I have a confession. I hate selfies. Yes, I have tried taking a selfie. Once. In the safety of my own room where no one could see my ridiculous antics. Because frankly they are ridiculous. Craning one’s neck to ensure one isn’t sporting a double chin, sending my eyebrows skyward so my forehead doesn’t look like Qantas could land a jumbo on it and then mindlessly trawling through all the filters Instagram has to offer so I can look as sunkissed as possible without actually having left my bedroom. It’s exhausting.
And the result has not been a work of art let me tell you. The result actually had me starting to formulate a belief that I don’t look good in photos. Would we agree this is not a particularly positive outcome? It’s important to me to look and feel good (albeit with clothes on) so when a photo of me doesn’t turn out, this presents quite the problem. I was left having to reassure myself that I’m “one of those people who looks better in real life” to balance out the numerous examples on my iPhone clearly demonstrating that I may not in fact, be the stunner, I have led myself to believe. And that was simply one time I didn’t like a few selfies I took. Imagine the outcome of doing this day in and day out?
You may be up in arms at this point, you selfie lover you, and indignantly thinking why did she do it then as she so clearly hates selfie’s? My answer is simple. I wanted to try it on for size. See if it fit. It didn’t. And it’s left me curious as to why we have become a society addicted to selfies? I know why I did it. It wasn’t for validation as I wasn’t ever going to post it on Instagram. I just wanted to see what the fuss was about. I didn’t go to a lot of trouble. I didn’t add extra make up, I didn’t change clothes ten times and I didn’t relocate my mirror to my ceiling to get the best angle so all in all, I probably didn’t put enough elbow grease into it. I guess taking the perfect selfie wasn’t that important to me. It did teach me one thing though. How long it actually takes to perfect a good angle and get ONE good shot. And that’s time you’re never going to get back ladies.
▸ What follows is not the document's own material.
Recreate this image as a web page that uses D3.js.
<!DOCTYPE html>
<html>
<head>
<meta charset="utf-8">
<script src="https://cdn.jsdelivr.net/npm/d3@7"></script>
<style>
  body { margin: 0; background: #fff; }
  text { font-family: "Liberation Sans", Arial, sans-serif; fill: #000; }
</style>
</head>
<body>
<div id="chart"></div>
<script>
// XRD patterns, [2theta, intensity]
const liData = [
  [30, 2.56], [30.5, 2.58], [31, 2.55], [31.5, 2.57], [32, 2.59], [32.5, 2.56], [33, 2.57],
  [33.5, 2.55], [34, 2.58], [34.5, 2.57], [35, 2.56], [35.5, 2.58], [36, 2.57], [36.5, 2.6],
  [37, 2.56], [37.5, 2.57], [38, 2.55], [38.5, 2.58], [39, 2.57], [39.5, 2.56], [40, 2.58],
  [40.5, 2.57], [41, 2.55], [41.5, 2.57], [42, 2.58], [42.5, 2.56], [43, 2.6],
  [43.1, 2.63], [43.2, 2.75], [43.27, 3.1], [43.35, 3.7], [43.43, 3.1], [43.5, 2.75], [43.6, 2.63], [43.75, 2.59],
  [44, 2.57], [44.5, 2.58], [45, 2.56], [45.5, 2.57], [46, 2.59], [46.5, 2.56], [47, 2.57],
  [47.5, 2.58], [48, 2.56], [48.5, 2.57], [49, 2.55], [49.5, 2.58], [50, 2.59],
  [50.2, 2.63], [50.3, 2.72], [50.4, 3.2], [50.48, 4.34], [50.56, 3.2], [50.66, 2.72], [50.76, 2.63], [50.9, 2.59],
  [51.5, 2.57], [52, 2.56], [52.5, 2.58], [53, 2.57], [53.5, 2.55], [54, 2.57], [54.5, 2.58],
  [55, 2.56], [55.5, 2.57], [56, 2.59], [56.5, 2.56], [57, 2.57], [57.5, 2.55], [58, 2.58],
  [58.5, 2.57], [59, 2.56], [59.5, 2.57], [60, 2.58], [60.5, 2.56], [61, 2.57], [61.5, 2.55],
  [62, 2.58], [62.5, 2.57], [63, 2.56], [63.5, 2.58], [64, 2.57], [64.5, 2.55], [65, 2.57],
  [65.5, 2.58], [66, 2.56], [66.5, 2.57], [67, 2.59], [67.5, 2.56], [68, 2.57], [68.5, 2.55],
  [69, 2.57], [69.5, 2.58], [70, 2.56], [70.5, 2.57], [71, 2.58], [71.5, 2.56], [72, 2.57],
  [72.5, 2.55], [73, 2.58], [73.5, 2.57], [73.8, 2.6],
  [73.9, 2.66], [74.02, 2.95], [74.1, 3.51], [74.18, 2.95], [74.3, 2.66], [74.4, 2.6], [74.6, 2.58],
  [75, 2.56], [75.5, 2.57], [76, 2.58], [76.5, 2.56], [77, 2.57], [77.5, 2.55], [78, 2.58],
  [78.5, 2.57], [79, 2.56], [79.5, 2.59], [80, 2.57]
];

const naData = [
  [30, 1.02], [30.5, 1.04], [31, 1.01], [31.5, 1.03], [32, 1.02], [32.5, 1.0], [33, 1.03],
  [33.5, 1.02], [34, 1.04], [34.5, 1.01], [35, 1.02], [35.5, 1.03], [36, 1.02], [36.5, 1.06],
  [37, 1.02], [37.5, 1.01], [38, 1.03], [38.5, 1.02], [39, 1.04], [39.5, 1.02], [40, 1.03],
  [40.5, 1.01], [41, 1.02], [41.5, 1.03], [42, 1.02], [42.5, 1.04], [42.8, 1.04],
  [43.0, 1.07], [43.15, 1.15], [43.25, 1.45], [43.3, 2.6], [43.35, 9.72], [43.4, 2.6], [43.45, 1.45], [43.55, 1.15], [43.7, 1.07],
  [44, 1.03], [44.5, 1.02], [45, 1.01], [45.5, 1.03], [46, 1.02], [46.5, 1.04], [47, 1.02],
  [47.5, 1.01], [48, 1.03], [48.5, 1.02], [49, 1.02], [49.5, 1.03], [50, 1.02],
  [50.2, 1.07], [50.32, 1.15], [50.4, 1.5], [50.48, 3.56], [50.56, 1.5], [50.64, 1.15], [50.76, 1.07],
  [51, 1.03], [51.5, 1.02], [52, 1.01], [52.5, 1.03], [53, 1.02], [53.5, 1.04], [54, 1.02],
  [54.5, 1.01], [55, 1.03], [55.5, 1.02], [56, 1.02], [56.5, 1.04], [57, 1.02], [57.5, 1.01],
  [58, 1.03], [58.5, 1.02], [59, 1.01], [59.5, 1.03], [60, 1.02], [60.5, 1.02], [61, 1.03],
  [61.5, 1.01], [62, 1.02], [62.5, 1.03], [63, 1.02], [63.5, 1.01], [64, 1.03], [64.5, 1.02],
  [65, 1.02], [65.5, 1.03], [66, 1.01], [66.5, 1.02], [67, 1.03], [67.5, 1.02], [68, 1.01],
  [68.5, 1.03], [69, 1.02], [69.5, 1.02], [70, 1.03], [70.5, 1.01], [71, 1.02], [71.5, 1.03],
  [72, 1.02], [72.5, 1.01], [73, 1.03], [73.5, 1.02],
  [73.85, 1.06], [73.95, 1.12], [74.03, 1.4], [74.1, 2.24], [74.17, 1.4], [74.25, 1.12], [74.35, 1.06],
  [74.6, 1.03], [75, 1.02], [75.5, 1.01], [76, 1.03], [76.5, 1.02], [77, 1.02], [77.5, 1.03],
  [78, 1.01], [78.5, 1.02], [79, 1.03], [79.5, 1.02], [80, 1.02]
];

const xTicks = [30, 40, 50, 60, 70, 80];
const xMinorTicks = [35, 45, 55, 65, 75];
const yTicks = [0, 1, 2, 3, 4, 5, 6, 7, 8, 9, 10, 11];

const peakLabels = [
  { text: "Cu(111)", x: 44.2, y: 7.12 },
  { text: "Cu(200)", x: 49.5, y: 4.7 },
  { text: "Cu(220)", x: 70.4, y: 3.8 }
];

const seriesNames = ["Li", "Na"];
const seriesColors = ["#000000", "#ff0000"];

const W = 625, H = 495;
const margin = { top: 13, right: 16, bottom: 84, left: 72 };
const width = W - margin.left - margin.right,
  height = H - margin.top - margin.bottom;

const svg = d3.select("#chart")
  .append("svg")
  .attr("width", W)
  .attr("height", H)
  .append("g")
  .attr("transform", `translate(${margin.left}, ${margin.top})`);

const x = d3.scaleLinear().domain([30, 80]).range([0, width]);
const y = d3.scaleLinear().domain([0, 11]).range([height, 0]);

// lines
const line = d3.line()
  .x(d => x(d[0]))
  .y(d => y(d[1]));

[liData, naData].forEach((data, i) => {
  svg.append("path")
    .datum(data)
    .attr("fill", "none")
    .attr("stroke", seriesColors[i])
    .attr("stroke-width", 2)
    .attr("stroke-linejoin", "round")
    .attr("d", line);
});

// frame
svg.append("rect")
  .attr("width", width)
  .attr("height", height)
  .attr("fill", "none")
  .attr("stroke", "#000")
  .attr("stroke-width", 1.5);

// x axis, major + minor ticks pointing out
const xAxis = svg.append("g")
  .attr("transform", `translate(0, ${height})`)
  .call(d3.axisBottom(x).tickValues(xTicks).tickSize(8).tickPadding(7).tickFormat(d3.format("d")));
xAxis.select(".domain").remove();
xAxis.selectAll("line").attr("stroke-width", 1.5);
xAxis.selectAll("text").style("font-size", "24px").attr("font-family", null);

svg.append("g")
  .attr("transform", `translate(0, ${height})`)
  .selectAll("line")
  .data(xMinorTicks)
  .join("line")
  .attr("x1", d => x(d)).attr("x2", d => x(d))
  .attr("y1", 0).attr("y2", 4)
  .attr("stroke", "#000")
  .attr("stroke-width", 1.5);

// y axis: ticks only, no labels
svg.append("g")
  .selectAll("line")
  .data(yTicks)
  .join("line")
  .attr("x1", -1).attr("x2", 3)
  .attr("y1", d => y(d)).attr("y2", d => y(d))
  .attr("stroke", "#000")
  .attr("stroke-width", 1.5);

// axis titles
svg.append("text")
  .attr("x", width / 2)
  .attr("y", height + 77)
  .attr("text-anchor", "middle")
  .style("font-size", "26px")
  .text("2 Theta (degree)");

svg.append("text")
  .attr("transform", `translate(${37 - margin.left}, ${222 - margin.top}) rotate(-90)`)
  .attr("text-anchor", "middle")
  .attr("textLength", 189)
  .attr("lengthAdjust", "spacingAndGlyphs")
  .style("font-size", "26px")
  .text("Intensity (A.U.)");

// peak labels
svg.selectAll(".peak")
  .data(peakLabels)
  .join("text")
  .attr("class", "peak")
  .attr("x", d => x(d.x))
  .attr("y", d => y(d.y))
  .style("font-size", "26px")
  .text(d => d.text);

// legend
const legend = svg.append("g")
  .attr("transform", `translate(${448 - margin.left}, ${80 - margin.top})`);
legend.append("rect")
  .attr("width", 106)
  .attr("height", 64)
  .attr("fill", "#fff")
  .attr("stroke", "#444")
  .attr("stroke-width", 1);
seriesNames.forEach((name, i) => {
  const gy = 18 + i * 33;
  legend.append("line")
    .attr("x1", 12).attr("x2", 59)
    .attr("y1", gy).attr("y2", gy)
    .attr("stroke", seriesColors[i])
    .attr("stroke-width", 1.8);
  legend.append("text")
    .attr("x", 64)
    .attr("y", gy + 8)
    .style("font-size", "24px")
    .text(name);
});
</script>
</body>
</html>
I have read posts of women who have taken more than 50 photos of themselves before they are happy with ONE photo. How draining. How time consuming. How boring! But why? So we can upload the ONE photo we are happy with to ALL our social media accounts #hashtagging the shit out of it, so everyone we’ve ever met and hopefully many we haven’t, comment on it to reassure us that yes, we are that good looking and that those extra 20 sit ups have really paid off. And sadly this seems to make that 45 minutes of taking photo after photo of ourselves worthwhile.
I think we are better than that. I think we have so much more to offer than baring our bodies and grasping for any sense of mindless validation simply because we live in a society that values beauty so highly. I am tired of seeing young women(and more mature ladies worryingly) pose provocatively sans clothes and distribute these images willingly to the world for all to see. You are worth so much more and taking your clothes off doesn’t increase this. It detracts from it and any other talent you possess which is not as visual as your bare flesh.
I propose ladies, that we keep our clothes on and celebrate that! I propose that we invest our time in a reading a book, starting an online course or I don’t know, volunteering at a charity because all of those activities would make for a far greater contribution to this world than a provocative pose.